For the first time, physicists have discovered “ghost particles” in the Large Hadron Collider. FASER, a particle collision experiment, picked up telltale evidence of neutrinos being created, which can help scientists better grasp crucial physics.
Neutrinos are electrically neutral elementary particles that are exceedingly light and rarely interact with matter particles. Even while neutrinos are extremely numerous – billions of them are currently rushing through your body – this makes them difficult to detect. As a result, they’re frequently referred to as “ghost particles.”
Stars, supernovae, quasars, radioactive decay, and cosmic rays interacting with atoms in the Earth’s atmosphere all produce neutrinos. It’s long been assumed that particle accelerators, such as the LHC, should produce them as well, but without the correct sensors, they’d simply whiz away undetected.
The “correct instrument” has now been installed and tested. Six neutrino interactions were detected during a pilot run of the FASER experiment, which was deployed in 2018.

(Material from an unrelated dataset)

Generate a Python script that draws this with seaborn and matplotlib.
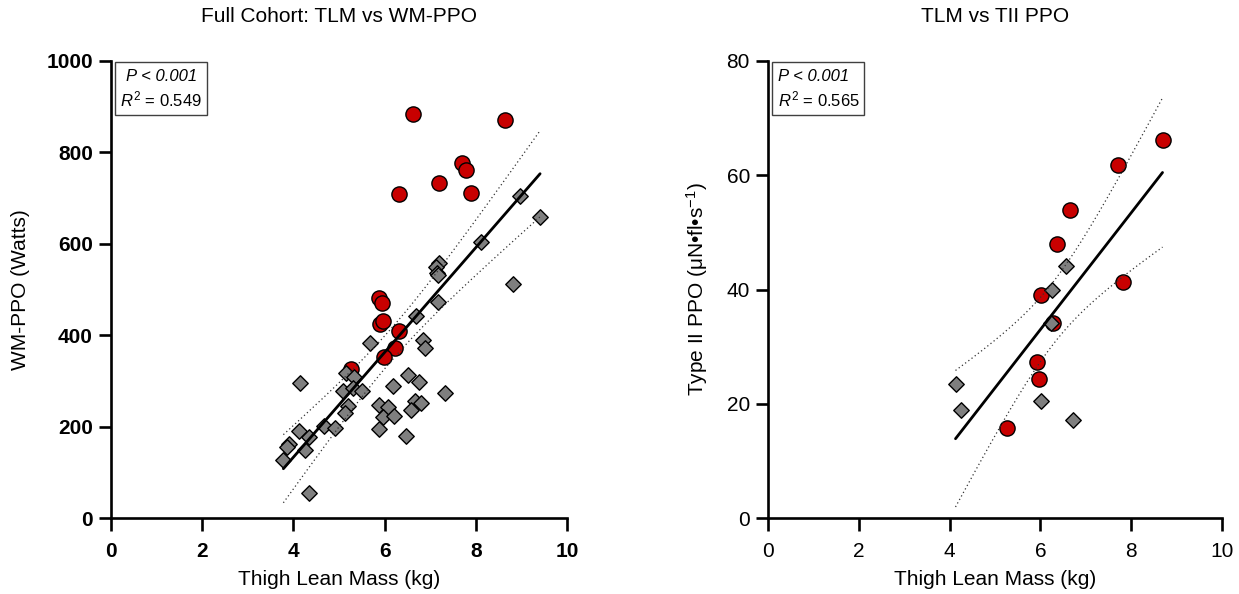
import numpy as np
import pandas as pd
import matplotlib
matplotlib.use("Agg")
import matplotlib.pyplot as plt
from matplotlib.patches import Rectangle
import seaborn as sns

# ---------------- data ----------------
# Left panel: Full cohort, TLM (kg) vs WM-PPO (W)
left_red_x = [6.62, 8.64, 7.69, 7.79, 7.20, 6.32, 7.89, 5.88, 5.94, 5.90, 5.97, 6.32, 6.23, 5.98, 5.26]
left_red_y = [885, 870, 777, 761, 733, 709, 711, 481, 471, 424, 432, 409, 373, 352, 325]
left_grey_x = [8.97, 9.41, 8.11, 7.19, 7.13, 7.14, 7.18, 8.82, 7.18, 6.69, 5.68, 6.85, 6.89, 4.14,
               5.15, 5.33, 5.09, 5.30, 5.50, 6.52, 6.76, 6.19, 7.32, 5.20, 5.13, 5.88, 6.08, 5.97,
               6.21, 6.67, 6.79, 6.57, 4.67, 4.92, 5.88, 6.46, 4.12, 4.35, 3.90, 3.87, 4.25, 3.78, 4.35]
left_grey_y = [705, 658, 603, 557, 550, 537, 532, 512, 473, 443, 382, 390, 373, 295,
               318, 309, 278, 284, 278, 313, 297, 289, 273, 245, 230, 247, 242, 222,
               224, 257, 251, 236, 202, 196, 194, 180, 190, 178, 162, 155, 149, 128, 54]

# Right panel: TLM (kg) vs Type II PPO
right_red_x = [8.69, 7.72, 6.65, 6.36, 6.02, 6.28, 5.92, 5.96, 5.27, 7.82]
right_red_y = [66.2, 61.8, 54.0, 47.9, 39.1, 34.1, 27.3, 24.3, 15.8, 41.4]
right_grey_x = [6.56, 6.25, 6.23, 4.13, 4.26, 6.01, 6.71]
right_grey_y = [44.2, 40.0, 34.2, 23.5, 18.9, 20.4, 17.2]

titles = ["Full Cohort: TLM vs WM-PPO", "TLM vs TII PPO"]
xlabel = "Thigh Lean Mass (kg)"
ylabels = ["WM-PPO (Watts)", "Type II PPO (\u03bcN\u2022fl\u2022s$^{-1}$)"]
p_text = ["P < 0.001", "P < 0.001"]
r2_text = ["0.549", "0.565"]
x_ticks = [0, 2, 4, 6, 8, 10]
y_ticks_left = [0, 200, 400, 600, 800, 1000]
y_ticks_right = [0, 20, 40, 60, 80]

RED = "#C80000"
GREY = "#7F7F7F"

# ---------------- style ----------------
sns.set_style("ticks")
plt.rcParams["font.family"] = ["Liberation Sans", "DejaVu Sans"]
plt.rcParams["mathtext.fontset"] = "custom"
plt.rcParams["mathtext.rm"] = "Liberation Sans"
plt.rcParams["mathtext.it"] = "Liberation Sans:italic"
plt.rcParams["mathtext.bf"] = "Liberation Sans:bold"
plt.rcParams["text.color"] = "black"
plt.rcParams["axes.labelcolor"] = "black"
plt.rcParams["xtick.color"] = "black"
plt.rcParams["ytick.color"] = "black"

fig = plt.figure(figsize=(12.39, 5.94), dpi=100)
axL = fig.add_axes([111 / 1239, 1 - 518 / 594, (567 - 111) / 1239, (518 - 61) / 594])
axR = fig.add_axes([768 / 1239, 1 - 518 / 594, (1222 - 768) / 1239, (518 - 61) / 594])


def tcrit(df):
    z = 1.959964
    return z + (z**3 + z) / (4 * df) + (5 * z**5 + 16 * z**3 + 3 * z) / (96 * df**2)


def panel(ax, rx, ry, gx, gy, yticks, bold, title, ylab, ptxt, r2, centered):
    d_red = pd.DataFrame({"x": rx, "y": ry})
    d_grey = pd.DataFrame({"x": gx, "y": gy})
    d_all = pd.concat([d_red, d_grey], ignore_index=True)

    sns.scatterplot(data=d_red, x="x", y="y", ax=ax, marker="o", s=120, color=RED,
                    edgecolor="black", linewidth=1.0, zorder=3)
    sns.scatterplot(data=d_grey, x="x", y="y", ax=ax, marker="D", s=62, color=GREY,
                    edgecolor="black", linewidth=1.0, zorder=4)
    sns.regplot(data=d_all, x="x", y="y", ax=ax, scatter=False, ci=None, truncate=True,
                line_kws={"color": "black", "lw": 2.0, "zorder": 5})

    # 95% confidence band of the fit (dotted curves)
    x = d_all["x"].to_numpy(); y = d_all["y"].to_numpy()
    n = len(x)
    b, a = np.polyfit(x, y, 1)
    resid = y - (a + b * x)
    s = np.sqrt(np.sum(resid**2) / (n - 2))
    sxx = np.sum((x - x.mean())**2)
    xs = np.linspace(x.min(), x.max(), 200)
    yh = a + b * xs
    half = tcrit(n - 2) * s * np.sqrt(1 / n + (xs - x.mean())**2 / sxx)
    for sign in (1, -1):
        ax.plot(xs, yh + sign * half, color="#333333", lw=0.9, ls=(0, (1, 2.2)), zorder=5)

    ax.set_xlim(0, 10)
    ax.set_ylim(0, yticks[-1])
    fw = "bold" if bold else "normal"
    ax.set_xticks(x_ticks, [str(t) for t in x_ticks], fontweight=fw)
    ax.set_yticks(yticks, [str(t) for t in yticks], fontweight=fw)
    ax.tick_params(axis="both", direction="out", length=9, width=1.9, labelsize=15,
                   color="black", labelcolor="black")
    ax.tick_params(axis="x", pad=8)
    ax.tick_params(axis="y", pad=4)
    for sp in ("top", "right"):
        ax.spines[sp].set_visible(False)
    for sp in ("left", "bottom"):
        ax.spines[sp].set_linewidth(1.9)
        ax.spines[sp].set_color("black")
    ax.set_xlabel(xlabel, fontsize=15, labelpad=7, color="black")
    ax.set_ylabel(ylab, fontsize=15, labelpad=12, color="black")
    ax.set_title(title, fontsize=15, pad=28, color="black")

    # stats box
    ax.add_patch(Rectangle((0.009, 0.882), 0.202, 0.116, transform=ax.transAxes,
                           fill=False, edgecolor="#404040", lw=1.0, zorder=6, clip_on=False))
    if centered:
        xt, ha = 0.110, "center"
    else:
        xt, ha = 0.022, "left"
    ax.text(xt, 0.966, ptxt, transform=ax.transAxes, fontsize=12, style="italic",
            ha=ha, va="center", zorder=7, color="black")
    ax.text(xt, 0.915, r"$R^2$ = " + r2, transform=ax.transAxes, fontsize=12,
            ha=ha, va="center", zorder=7, color="black")


panel(axL, left_red_x, left_red_y, left_grey_x, left_grey_y, y_ticks_left, True,
      titles[0], ylabels[0], p_text[0], r2_text[0], True)
panel(axR, right_red_x, right_red_y, right_grey_x, right_grey_y, y_ticks_right, False,
      titles[1], ylabels[1], p_text[1], r2_text[1], False)

fig.savefig("out.png", dpi=100)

“No indication of neutrinos had ever been seen at a particle collider before this effort,” says Jonathan Feng, co-author of a paper explaining the findings. “This remarkable achievement is a step toward a better understanding of these enigmatic particles and their role in the universe.”
The FASER equipment, which is located 480 metres (1,575 feet) away from the particle collisions, functions similarly to film photography, according to the researchers. The detector is made up of lead and tungsten plates separated by emulsion layers. Some neutrinos will collide with the nuclei of atoms in dense metals, resulting in the creation of additional particles that will flow through the emulsion. When the emulsion layers are “developed” like film, the tracks they leave behind can be observed. Six of these markers were found in the data, as expected.
The FASER team is currently developing a new series of tests with a full device that is much larger and significantly more sensitive, after confirming the effectiveness of the emulsion detector strategy for studying the interactions of neutrinos produced at a particle collider,” explains Feng.
FASERnu, the full version, will weigh more than 1,090 kg (2,400 lb), compared to the pilot’s 29 kg (64 lb). Its increased sensitivity will allow it to detect neutrinos more frequently, as well as distinguish between the three “flavours” they come in, as well as antineutrinos.
We hope to be able to record more than 10,000 neutrino interactions in the next run of the LHC, which begins in 2022, thanks to the power of our new detector and its prime location at CERN,” says David Casper, co-author of the paper. “We will detect the highest-energy neutrinos ever created by a human-made source,” says the team.